STOCKTON, Calif. — Deadly shootings and gun violence in the United States have steadily risen since 2018. The Gun Violence Archive estimates 2020 was the deadliest year for gun violence in at least the last two decades, with nearly 20,000 Americans who were shot and killed.
However, a city is seeing a decrease in gun violence and one group says it's because they're taking an unconventional approach to stop the shooting before it happens.
A group of men and women called Advance Peace Stockton. They are made of Neighborhood Change Associates who have come from the very streets they're now trying to help.
"I was young and I was gang banging, and I was selling drugs," said Burnice Redic, who now works for Advance Peace. "I was just like doing what I thought was necessary for me to be able to survive at the time."
For him and so many others, gangs and guns were a way to get ahead in a rough neighborhood.
"My mom would cry and ask me, 'Go play outside and see if you can get invited into one of your friend’s house for dinner because our food is gone.' I started breaking into people's houses to steal food," said Julian Balderama. "I became what you would call a criminal because I was hungry."
But those crimes of necessity escalated to shootings and to decades behind bars. A life of violence became the norm.
"I was one of the ones that was a cancer to Stockton. I made it bad," said Redic, looking back on his younger days.
Balderama worried he didn’t have it in him to escape, but his children were his wake-up call.
"There's nothing normal about burying all your childhood friends," he said. "There's nothing normal about having bullet wounds and 'Rest in Peace' tattoos of your friends all over your body, and there's nothing normal about your kids having to sleep on the floor because you don't know if, once again, gunshots ring out in your house and it’s going to be peppered with bullets."
These men are now using their experience on the streets for a new mission: to stop gun violence in the city of Stockton. They do that every day by coming together, talking about who in the community needs support, and then they hit the streets to help.
"Whoever is actively involved with shooting or getting shot," said Maurice Goens, of Advance Peace. "More than likely, though, that’s the same people, but we focus on them."

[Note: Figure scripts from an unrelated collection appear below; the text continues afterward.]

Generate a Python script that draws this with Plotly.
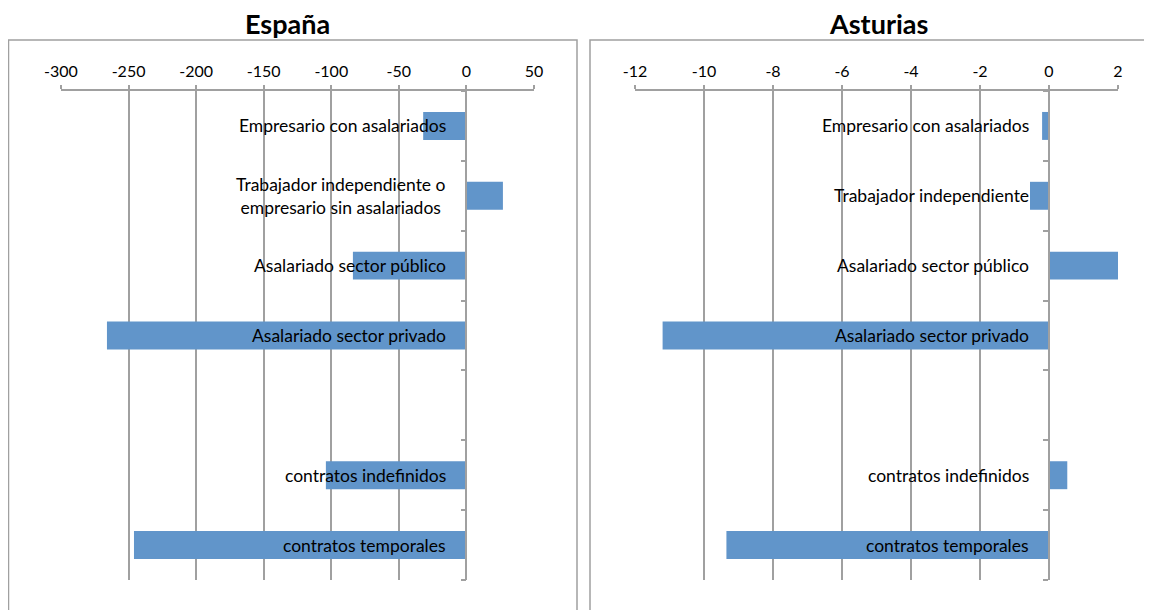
import plotly.graph_objects as go

categories = [
    "Empresario con asalariados",
    "Trabajador independiente o<br>empresario sin asalariados",
    "Asalariado sector público",
    "Asalariado sector privado",
    " ",
    "contratos indefinidos",
    "contratos temporales",
]
categories_ast = [
    "Empresario con asalariados",
    "Trabajador independiente",
    "Asalariado sector público",
    "Asalariado sector privado",
    " ",
    "contratos indefinidos",
    "contratos temporales",
]
espana_values = [-32, 27, -84, -266, None, -104, -246]
asturias_values = [-0.2, -0.55, 2.06, -11.2, None, 0.53, -9.35]

espana_ticks = [-300, -250, -200, -150, -100, -50, 0, 50]
espana_ticktext = ["-300", "-250", "-200", "-150", "-100", "-50", "0", "50"]
asturias_ticks = [-12, -10, -8, -6, -4, -2, 0, 2]
asturias_ticktext = ["-12", "-10", "-8", "-6", "-4", "-2", "0", "2"]

titles = ["España", "Asturias"]
ranges = [[-300, 50], [-12, 2]]

W, H = 1152, 610
OFF = 8  # page body margin offset
BAR = "#6195CA"
GRID = "#A0A0A0"
FONT = "Lato"

def px(x):
    return (x - OFF) / W

def py(y):
    return 1 - (y - OFF) / H

xdom = [[px(61), px(534)], [px(635), px(1118)]]
ydom = [py(580), py(91)]

fig = go.Figure()

slot_keys = ["", "2"]
cat_lists = [categories, categories_ast]
val_lists = [espana_values, asturias_values]
tick_vals = [espana_ticks, asturias_ticks]
tick_texts = [espana_ticktext, asturias_ticktext]

for i in range(2):
    k = slot_keys[i]
    fig.add_trace(go.Bar(
        x=val_lists[i], y=list(range(len(cat_lists[i]))), orientation="h",
        marker=dict(color=BAR, line=dict(width=0)),
        width=0.4, xaxis="x" + k, yaxis="y" + k, showlegend=False,
        hoverinfo="x",
    ))

layout = dict(
    width=W, height=H,
    margin=dict(l=0, r=0, t=0, b=0, pad=0, autoexpand=False),
    paper_bgcolor="white", plot_bgcolor="rgba(0,0,0,0)",
    font=dict(family=FONT, size=14, color="black"),
)

annotations = []
shapes = []
for i in range(2):
    k = slot_keys[i]
    r0, r1 = ranges[i]
    d0, d1 = xdom[i]
    zero_pos = d0 + (0 - r0) / (r1 - r0) * (d1 - d0)
    layout["xaxis" + k] = dict(
        domain=xdom[i], range=ranges[i],
        tickmode="array", tickvals=tick_vals[i], ticktext=tick_texts[i],
        side="top", anchor="y" + k, automargin=False,
        showline=True, linecolor=GRID, linewidth=1.5,
        ticks="outside", ticklen=4, tickcolor=GRID, tickwidth=1.5,
        ticklabelstandoff=2,
        showgrid=True, gridcolor=GRID, gridwidth=1.5,
        zeroline=False, tickfont=dict(size=16, family=FONT),
        fixedrange=True,
    )
    n = len(cat_lists[i])
    layout["yaxis" + k] = dict(
        domain=ydom, range=[n - 0.5, -0.5],
        anchor="free", position=zero_pos, automargin=False,
        showline=True, linecolor=GRID, linewidth=1.5,
        ticks="outside", ticklen=5, tickcolor=GRID, tickwidth=1.5,
        tickmode="array", tickvals=[j - 0.5 for j in range(n + 1)],
        showticklabels=False, showgrid=False, zeroline=False,
        fixedrange=True,
    )
    for j, c in enumerate(cat_lists[i]):
        if c.strip():
            annotations.append(dict(
                x=0, y=j, xref="x" + k, yref="y" + k, text=c,
                showarrow=False, xanchor="right", yanchor="middle",
                xshift=-18, align="center",
                font=dict(size=17.5, family=FONT, color="black"),
            ))

annotations.append(dict(x=px(287), y=py(23), xref="paper", yref="paper",
                        xanchor="center", yanchor="middle",
                        text="<b>" + titles[0] + "</b>", showarrow=False,
                        font=dict(size=27, family=FONT, color="black")))
annotations.append(dict(x=px(878), y=py(23), xref="paper", yref="paper",
                        xanchor="center", yanchor="middle",
                        text="<b>" + titles[1] + "</b>", showarrow=False,
                        font=dict(size=27, family=FONT, color="black")))

shapes.append(dict(type="rect", xref="paper", yref="paper",
                   x0=px(8.5), x1=px(577), y0=-0.05, y1=py(40),
                   line=dict(color=GRID, width=1.5), layer="below"))
shapes.append(dict(type="rect", xref="paper", yref="paper",
                   x0=px(590), x1=1.05, y0=-0.05, y1=py(40),
                   line=dict(color=GRID, width=1.5), layer="below"))

layout["annotations"] = annotations
layout["shapes"] = shapes
fig.update_layout(**layout)
fig.write_html("out.html")
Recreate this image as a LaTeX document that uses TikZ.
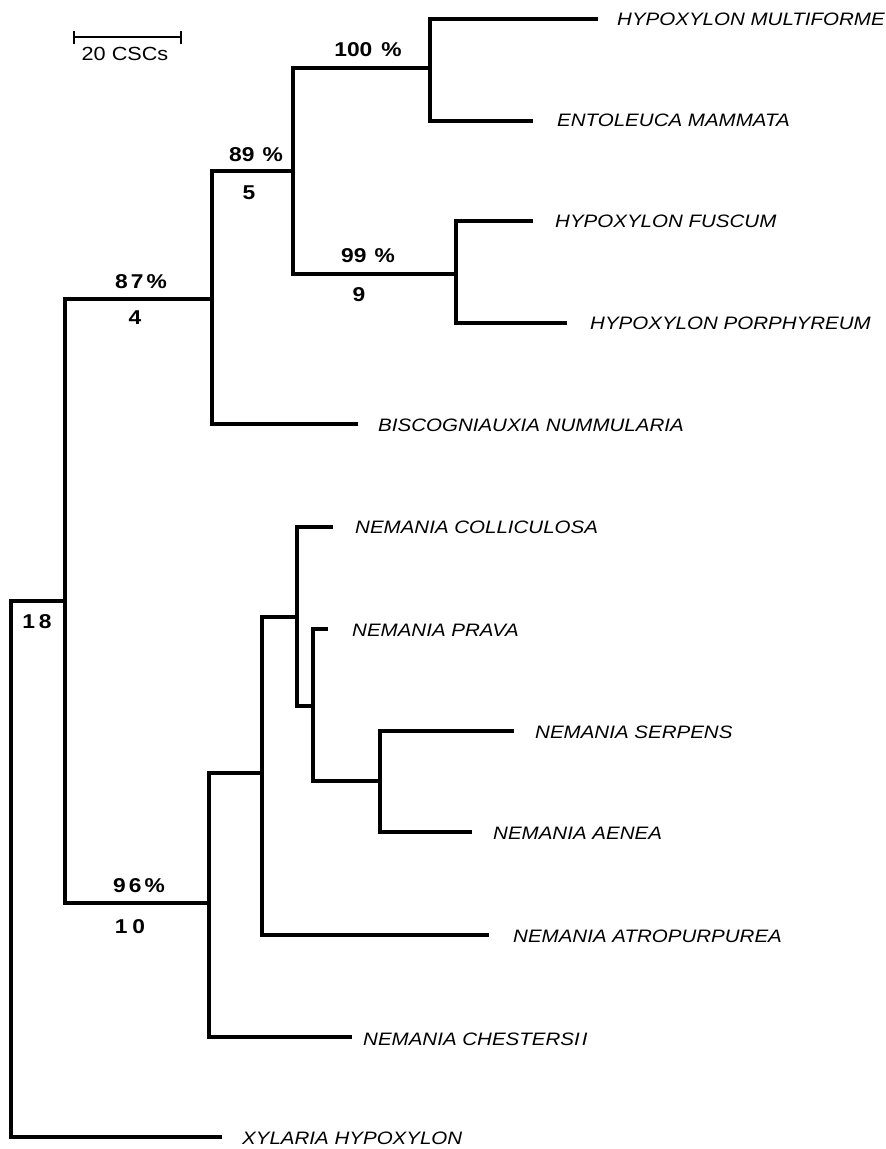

They spend hours walking the streets they grew up on. Whether it's taking someone to get a driver's license, bringing groceries to a family, or handing out masks and hand sanitizer, these men are the supports for people in the community who don't have anyone to turn to.
With the relationships they build over time, they also help mediate conflicts between gangs or groups in Stockton to help stop the shooting before it starts.
"We are the perfect messengers, you know, credible messengers," said Jefferson Stricklen. "You know, people know our lifestyles. People know our histories. They know that we're not out to take their freedom, just really give them different options for them to make better choices."
Sometimes, they’re caught in the middle of the very violence they try to prevent.
"The other day, I had a, I called it a misunderstanding," said Redic about a mediation he was working on that took a turn. "Some shooting happened and I was hit, and I'm OK," he said.
But even gunshot wounds do not deter these men, because they’ve seen success.
"I do it, you know, because I want them to be safe," said Redic of the people he's trying to help escape a life of violence. "I want them to grow and be something better, you know? So, I give what I got when I can to to help that on."
All their work is working. Since Advance Peace started in 2018, gun violence, murders, and assaults are down 47% in North Stockton, and murders involving guns are down 20% citywide.
This is also saving the city millions of dollars. Advance Peace said every homicide costs the city of Stockton or the county $1 million. So, each death they prevent through mediation, through giving options aside from violence is making a big impact.
"I feel this is mandatory," said Goens. "We have a duty as people from this community to give back to this community. We're giving hope to our people out there in the streets."
Hope for the next generation and healing for their own wounds all at once.
"This job is therapy," said Balderama. "It helps, too. It helps me to sleep at night, be able to look at myself in the mirror. I can't rewind time, but what I can do is focus on a lot of other people that are walking the same path I did, and make sure that things don't end up that way."
Advance Peace's model is now moving to other cities in California. They hope soon it will go nationwide.